EXERCISE: Among the lines below, list those containing the string "this".
--------------------------------
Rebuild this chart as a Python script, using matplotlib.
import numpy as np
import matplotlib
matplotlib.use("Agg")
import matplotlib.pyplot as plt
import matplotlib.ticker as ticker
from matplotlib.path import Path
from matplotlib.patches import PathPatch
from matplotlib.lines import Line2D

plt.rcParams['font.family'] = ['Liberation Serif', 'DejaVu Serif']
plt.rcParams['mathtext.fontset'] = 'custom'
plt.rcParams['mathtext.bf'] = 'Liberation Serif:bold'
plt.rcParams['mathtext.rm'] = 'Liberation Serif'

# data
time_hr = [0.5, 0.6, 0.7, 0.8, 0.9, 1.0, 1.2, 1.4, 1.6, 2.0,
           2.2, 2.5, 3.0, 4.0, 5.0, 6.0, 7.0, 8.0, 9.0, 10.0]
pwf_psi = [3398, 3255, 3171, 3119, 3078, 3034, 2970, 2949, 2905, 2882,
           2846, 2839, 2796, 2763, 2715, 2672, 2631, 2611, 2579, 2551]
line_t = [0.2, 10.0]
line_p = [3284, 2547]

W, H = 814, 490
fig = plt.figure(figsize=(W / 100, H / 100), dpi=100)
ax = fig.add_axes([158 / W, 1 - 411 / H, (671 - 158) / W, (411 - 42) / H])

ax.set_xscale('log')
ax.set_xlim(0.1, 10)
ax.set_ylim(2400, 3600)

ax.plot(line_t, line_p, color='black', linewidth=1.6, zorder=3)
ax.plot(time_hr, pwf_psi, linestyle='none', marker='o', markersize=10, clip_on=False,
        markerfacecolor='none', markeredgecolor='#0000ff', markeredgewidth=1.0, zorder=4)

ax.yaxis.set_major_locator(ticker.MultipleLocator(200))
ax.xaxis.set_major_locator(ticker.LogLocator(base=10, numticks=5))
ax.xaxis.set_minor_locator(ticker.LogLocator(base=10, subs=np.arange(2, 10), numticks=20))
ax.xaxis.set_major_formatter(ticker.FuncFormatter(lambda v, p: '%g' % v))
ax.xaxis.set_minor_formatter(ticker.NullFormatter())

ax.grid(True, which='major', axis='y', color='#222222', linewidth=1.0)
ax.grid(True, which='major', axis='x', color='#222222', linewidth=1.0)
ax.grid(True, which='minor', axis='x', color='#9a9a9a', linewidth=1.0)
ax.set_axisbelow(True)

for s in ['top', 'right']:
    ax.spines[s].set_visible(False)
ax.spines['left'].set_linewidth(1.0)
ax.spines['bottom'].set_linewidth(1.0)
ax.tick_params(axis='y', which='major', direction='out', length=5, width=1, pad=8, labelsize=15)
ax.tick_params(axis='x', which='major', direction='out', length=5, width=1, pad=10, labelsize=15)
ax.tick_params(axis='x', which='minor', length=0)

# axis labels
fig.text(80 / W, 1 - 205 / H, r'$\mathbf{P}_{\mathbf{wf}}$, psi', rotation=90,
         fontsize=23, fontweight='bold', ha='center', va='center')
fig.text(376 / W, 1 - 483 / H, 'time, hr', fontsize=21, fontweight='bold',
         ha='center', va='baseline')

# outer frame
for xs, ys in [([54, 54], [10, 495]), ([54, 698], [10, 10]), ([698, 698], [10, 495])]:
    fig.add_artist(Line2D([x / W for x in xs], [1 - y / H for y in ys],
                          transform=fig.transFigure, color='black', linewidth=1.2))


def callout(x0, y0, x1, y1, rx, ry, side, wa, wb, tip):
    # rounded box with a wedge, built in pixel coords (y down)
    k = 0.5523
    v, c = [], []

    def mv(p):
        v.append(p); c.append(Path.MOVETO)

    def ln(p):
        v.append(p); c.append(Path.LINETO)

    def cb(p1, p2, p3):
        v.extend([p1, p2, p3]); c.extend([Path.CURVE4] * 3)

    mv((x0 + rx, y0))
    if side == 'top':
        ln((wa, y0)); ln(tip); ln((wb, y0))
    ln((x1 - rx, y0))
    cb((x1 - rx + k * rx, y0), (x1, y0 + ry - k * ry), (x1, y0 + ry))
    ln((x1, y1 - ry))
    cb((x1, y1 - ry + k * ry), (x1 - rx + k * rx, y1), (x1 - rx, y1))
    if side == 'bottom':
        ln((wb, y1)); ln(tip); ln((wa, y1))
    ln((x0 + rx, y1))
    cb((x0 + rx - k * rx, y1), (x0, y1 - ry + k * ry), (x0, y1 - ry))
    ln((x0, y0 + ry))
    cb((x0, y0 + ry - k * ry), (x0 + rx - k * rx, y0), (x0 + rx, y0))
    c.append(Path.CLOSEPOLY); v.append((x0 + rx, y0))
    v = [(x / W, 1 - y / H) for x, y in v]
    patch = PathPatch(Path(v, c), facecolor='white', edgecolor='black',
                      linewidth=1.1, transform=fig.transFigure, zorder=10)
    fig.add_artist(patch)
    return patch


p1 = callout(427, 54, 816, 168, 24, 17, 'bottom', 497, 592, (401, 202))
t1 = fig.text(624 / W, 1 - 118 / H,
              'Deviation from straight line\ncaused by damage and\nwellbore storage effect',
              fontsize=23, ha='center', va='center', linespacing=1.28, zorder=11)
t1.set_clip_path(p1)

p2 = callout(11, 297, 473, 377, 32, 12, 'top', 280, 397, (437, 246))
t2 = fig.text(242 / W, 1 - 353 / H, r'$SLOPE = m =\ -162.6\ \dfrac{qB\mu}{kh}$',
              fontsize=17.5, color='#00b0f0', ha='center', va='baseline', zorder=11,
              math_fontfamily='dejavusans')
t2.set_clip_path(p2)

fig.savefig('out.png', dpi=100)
--------------------------------
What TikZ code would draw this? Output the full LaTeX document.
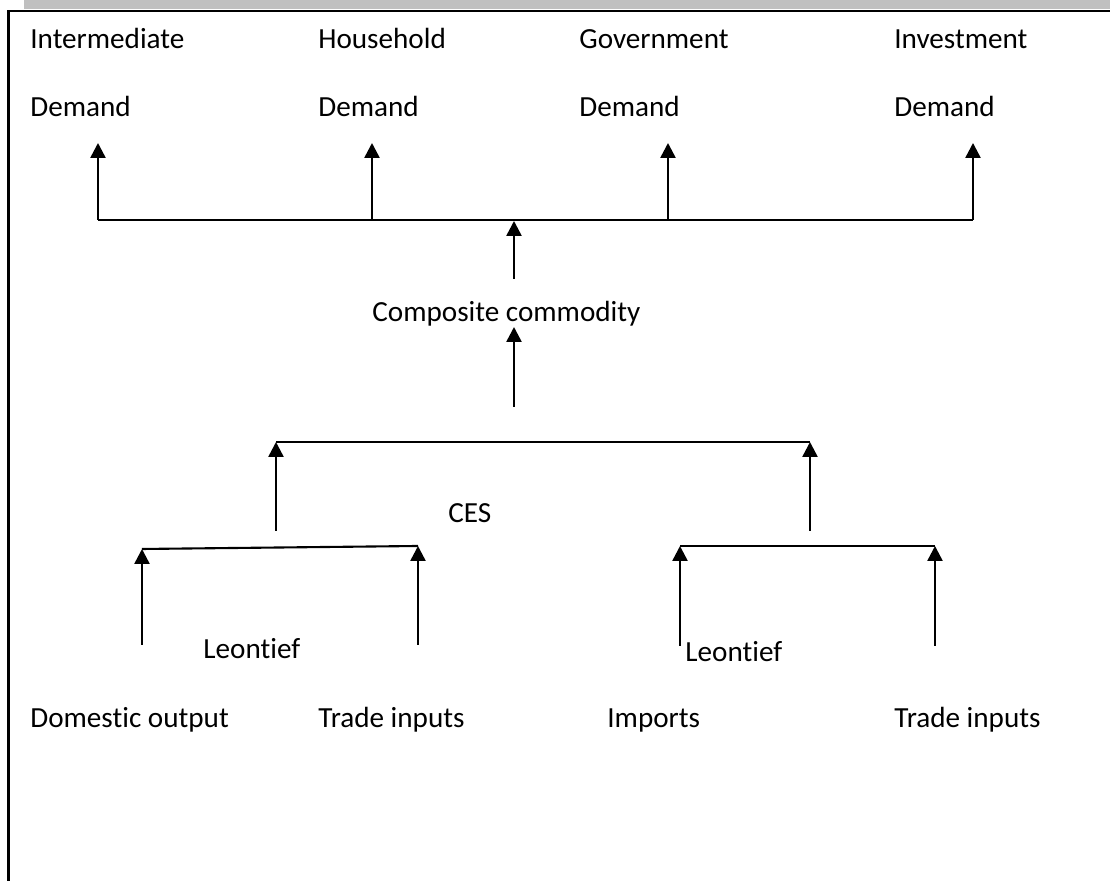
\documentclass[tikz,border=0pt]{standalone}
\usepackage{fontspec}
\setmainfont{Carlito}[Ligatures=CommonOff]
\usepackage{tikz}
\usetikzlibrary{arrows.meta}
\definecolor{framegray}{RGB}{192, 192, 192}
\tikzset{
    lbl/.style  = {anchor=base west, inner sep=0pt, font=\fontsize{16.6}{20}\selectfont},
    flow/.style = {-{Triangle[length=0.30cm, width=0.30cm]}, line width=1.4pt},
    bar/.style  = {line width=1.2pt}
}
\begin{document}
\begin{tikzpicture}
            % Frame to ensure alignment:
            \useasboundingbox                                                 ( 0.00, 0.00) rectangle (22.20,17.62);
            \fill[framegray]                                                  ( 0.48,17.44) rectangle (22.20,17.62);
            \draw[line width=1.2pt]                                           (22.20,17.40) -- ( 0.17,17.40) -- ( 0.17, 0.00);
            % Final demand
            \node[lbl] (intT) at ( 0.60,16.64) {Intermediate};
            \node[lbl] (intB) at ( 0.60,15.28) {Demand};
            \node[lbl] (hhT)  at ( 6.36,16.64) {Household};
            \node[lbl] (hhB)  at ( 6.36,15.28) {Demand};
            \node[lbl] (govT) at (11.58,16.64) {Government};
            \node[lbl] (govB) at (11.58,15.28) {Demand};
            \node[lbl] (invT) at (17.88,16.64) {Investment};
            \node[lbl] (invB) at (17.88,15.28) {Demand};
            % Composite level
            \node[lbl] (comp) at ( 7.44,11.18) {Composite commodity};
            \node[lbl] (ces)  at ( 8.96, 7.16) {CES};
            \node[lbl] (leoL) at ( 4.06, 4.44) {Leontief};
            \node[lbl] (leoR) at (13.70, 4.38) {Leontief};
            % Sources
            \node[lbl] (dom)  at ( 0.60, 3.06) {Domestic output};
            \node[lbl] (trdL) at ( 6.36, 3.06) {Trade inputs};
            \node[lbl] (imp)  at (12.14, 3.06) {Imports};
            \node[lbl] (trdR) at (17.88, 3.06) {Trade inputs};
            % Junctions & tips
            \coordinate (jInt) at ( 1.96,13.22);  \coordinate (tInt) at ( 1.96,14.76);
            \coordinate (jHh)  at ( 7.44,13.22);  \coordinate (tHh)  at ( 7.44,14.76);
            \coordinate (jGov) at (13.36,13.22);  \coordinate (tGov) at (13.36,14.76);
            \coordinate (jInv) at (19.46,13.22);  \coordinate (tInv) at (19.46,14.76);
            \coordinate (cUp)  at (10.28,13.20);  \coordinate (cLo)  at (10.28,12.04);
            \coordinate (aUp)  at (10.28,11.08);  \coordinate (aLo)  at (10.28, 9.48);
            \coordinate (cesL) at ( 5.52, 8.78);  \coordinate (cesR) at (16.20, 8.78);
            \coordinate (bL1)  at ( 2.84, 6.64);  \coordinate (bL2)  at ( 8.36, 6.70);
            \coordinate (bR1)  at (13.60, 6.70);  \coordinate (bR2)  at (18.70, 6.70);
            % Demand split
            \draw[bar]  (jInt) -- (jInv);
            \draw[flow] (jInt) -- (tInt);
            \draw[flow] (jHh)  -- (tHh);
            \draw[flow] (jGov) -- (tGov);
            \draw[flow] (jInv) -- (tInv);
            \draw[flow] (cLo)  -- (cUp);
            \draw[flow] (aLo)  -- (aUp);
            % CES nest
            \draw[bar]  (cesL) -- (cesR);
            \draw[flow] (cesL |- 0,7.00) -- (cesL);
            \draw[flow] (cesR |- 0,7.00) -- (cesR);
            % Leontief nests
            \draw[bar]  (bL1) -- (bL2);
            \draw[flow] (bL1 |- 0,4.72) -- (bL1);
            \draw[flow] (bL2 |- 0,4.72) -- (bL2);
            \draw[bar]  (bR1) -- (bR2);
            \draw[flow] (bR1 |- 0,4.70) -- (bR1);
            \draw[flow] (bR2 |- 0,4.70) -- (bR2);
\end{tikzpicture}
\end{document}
--------------------------------
THE OUTPUT:
Rebuild this chart as a Python script, using matplotlib.
What TikZ code would draw this? Output the full LaTeX document.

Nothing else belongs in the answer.